Второе положение поучения об опыте деятельной любви гласит: «Это испытано». Положение «это испытано» есть уже довод, взятый из практики христианства, и есть, быть может, переход к «практическому разуму» Канта, к категорическому императиву; но то обстоятельство, что первое положение — «доказать тут ничего нельзя» — идет от философии Канта, этому подтверждением служит заявление старца в другом месте романа. Говорят философы, что сущность «вещей нельзя постичь на земле»9.

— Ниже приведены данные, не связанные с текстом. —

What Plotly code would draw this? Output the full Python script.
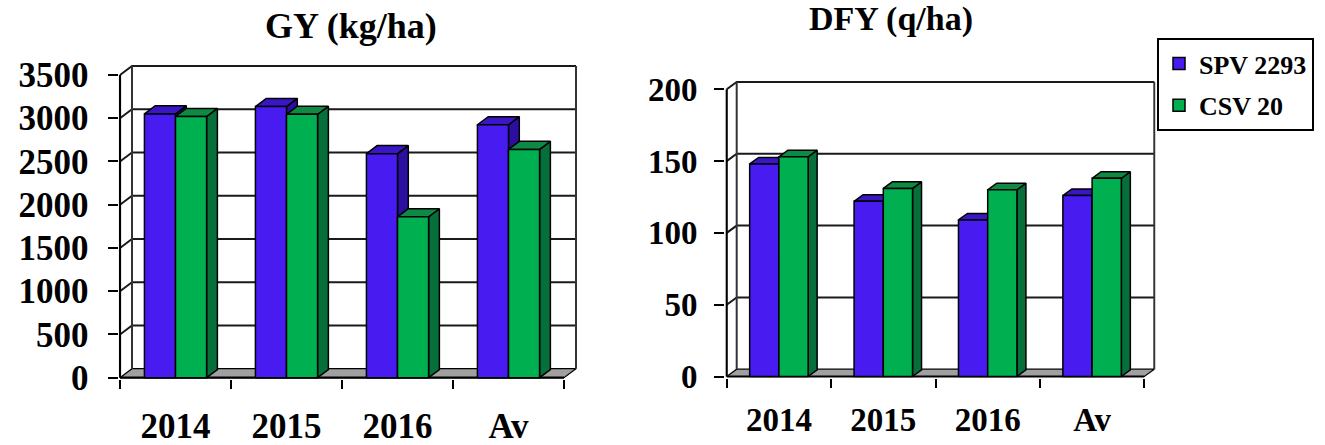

Старец Зосима — не Митя. Его простота — итог большой сложности, итог глубоких размышлений и большого внутреннего опыта, но «философы», о которых говорит старец, это, надо полагать, все те же философы, о которых речь шла и у Мити, т. е. прежде всего Кант, ибо именно у Канта доказательства по отношению к тезису и антитезису ничего не доказывают, и мир «вещей в себе» (т. е. умопостигаемый мир) непознаваем. И если старец Зосима вместо того, чтобы говорить о непознаваемости мира «вещей в себе», говорит о непознаваемости «сущности вещей», то смысл его утверждения остается тот же, что и у Канта, и он даже выражается вполне в рамках философской терминологии.